----- Provided data
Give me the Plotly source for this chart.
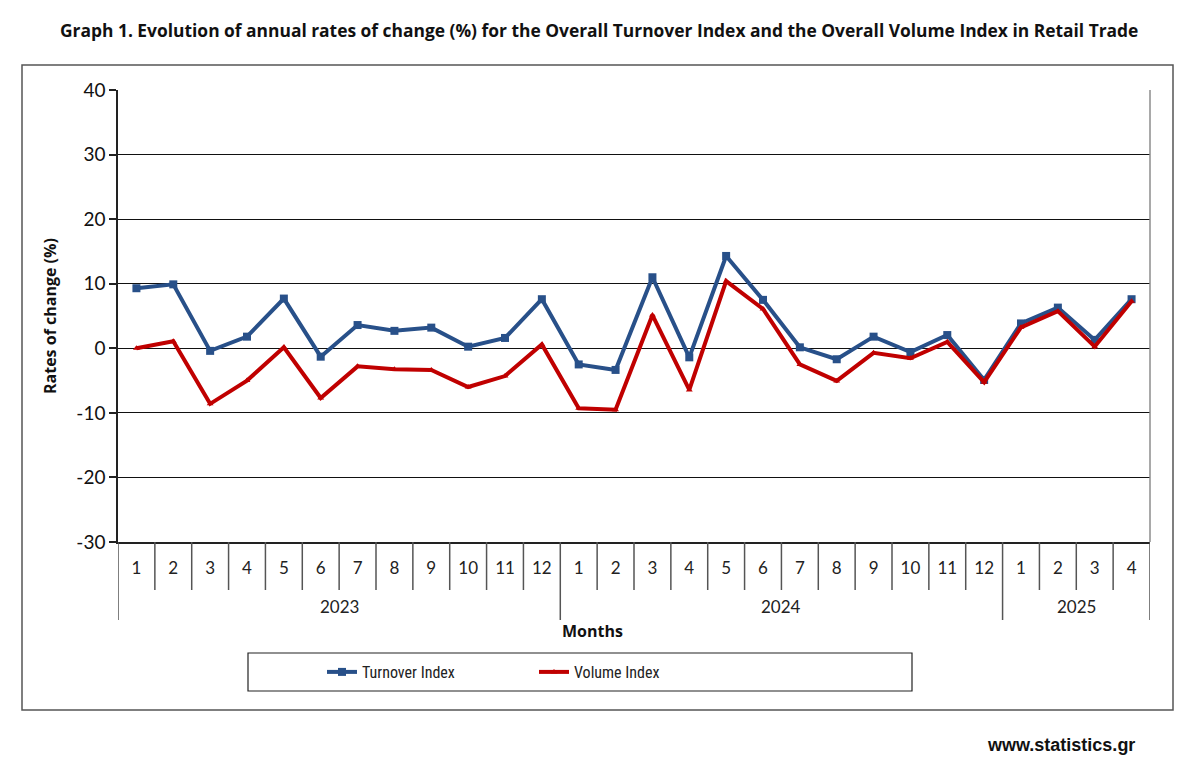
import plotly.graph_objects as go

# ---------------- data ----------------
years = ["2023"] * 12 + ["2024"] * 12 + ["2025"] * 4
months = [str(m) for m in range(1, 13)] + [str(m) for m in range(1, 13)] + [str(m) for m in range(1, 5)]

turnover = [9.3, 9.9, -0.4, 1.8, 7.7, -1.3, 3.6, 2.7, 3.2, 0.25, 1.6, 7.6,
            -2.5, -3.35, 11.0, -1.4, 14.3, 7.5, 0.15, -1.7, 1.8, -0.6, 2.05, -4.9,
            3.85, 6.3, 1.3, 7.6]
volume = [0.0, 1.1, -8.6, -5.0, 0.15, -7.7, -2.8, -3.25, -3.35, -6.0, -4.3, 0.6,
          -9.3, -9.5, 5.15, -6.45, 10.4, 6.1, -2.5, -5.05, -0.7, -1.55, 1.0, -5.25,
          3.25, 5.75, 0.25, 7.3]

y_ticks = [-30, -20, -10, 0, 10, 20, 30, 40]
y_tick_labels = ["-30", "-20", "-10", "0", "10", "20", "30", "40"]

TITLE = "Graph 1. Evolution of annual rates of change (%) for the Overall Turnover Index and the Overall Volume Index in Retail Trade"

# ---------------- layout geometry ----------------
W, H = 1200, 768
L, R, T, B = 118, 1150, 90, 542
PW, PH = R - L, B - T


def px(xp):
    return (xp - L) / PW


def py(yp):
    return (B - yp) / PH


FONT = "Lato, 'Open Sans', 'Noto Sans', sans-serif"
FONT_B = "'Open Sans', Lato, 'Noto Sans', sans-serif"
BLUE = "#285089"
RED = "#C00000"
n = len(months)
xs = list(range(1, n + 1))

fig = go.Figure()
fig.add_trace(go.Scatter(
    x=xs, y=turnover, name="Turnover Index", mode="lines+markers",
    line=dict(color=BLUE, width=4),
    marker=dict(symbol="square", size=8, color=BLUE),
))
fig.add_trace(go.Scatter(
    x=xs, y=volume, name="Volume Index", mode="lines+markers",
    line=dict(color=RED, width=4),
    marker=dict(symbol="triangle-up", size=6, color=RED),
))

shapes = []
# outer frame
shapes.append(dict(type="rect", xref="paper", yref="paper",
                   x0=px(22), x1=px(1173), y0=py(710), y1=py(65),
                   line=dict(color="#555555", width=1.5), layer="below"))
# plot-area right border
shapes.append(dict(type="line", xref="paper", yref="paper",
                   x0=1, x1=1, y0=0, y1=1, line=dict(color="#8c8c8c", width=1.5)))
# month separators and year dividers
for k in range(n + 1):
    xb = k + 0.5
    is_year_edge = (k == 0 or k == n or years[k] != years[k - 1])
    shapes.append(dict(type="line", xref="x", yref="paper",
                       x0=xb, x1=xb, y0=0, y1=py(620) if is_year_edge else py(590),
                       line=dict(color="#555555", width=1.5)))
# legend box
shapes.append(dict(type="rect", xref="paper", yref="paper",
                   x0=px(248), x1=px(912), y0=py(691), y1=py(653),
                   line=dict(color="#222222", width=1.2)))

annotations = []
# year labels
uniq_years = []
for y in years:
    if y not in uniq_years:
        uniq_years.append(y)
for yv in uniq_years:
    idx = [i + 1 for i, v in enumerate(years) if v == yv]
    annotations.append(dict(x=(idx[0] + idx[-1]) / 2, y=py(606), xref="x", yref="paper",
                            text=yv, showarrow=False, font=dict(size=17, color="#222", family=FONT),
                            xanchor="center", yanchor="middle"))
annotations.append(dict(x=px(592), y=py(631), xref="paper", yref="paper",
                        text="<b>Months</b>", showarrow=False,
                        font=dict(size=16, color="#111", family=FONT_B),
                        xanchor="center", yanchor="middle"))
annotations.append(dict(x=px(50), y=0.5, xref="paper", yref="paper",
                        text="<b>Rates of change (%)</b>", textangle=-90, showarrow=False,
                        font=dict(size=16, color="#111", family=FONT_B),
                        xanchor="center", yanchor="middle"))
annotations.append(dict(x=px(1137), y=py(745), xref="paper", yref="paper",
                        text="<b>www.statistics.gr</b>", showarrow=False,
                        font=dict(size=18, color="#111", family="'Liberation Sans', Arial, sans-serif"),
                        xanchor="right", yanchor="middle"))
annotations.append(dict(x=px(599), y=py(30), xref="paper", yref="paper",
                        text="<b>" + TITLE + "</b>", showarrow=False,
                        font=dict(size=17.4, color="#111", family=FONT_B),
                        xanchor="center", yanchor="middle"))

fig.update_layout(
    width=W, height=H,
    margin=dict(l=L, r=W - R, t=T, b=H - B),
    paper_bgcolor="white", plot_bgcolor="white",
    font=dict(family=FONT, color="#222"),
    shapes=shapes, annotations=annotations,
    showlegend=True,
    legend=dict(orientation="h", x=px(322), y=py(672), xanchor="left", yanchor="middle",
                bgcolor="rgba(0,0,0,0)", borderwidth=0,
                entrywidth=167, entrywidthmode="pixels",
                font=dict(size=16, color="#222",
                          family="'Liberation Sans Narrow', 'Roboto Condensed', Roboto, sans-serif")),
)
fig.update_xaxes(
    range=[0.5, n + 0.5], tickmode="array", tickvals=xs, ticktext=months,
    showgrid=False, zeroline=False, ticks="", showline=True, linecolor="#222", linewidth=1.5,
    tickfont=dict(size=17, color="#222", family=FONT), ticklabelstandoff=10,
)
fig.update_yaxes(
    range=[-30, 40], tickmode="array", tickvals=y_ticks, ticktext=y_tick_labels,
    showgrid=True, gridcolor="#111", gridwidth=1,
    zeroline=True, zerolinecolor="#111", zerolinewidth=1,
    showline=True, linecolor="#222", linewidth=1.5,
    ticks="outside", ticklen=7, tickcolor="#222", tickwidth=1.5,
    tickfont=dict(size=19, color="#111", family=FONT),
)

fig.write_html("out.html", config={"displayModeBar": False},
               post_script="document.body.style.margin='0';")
----------
----- Provided data
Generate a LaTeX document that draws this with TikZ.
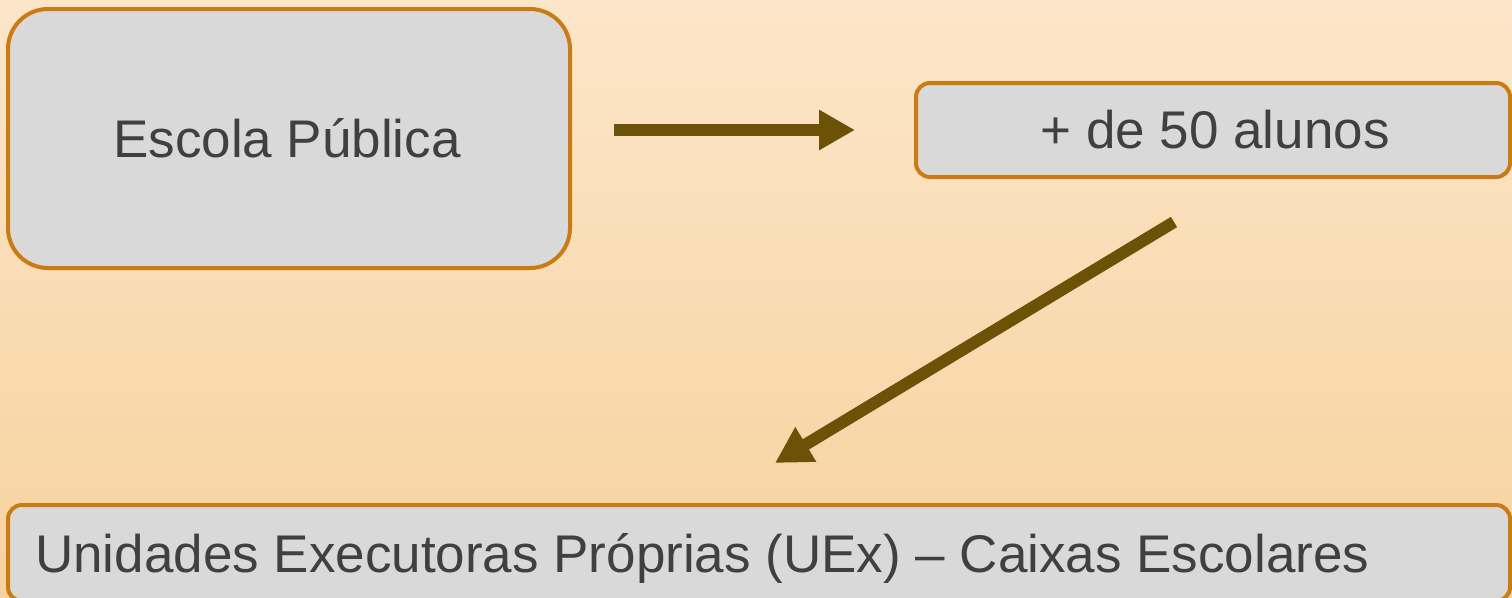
----------
What is expected
Nothing but the lines from the one containing "Give me the Plotly source for this chart." through the one containing "months = [str(m)" should be written out, exactly and with both ends. Pictures are left out.

Solved problem
Give me the Plotly source for this chart.
import plotly.graph_objects as go

# ---------------- data ----------------
years = ["2023"] * 12 + ["2024"] * 12 + ["2025"] * 4
months = [str(m) for m in range(1, 13)] + [str(m) for m in range(1, 13)] + [str(m) for m in range(1, 5)]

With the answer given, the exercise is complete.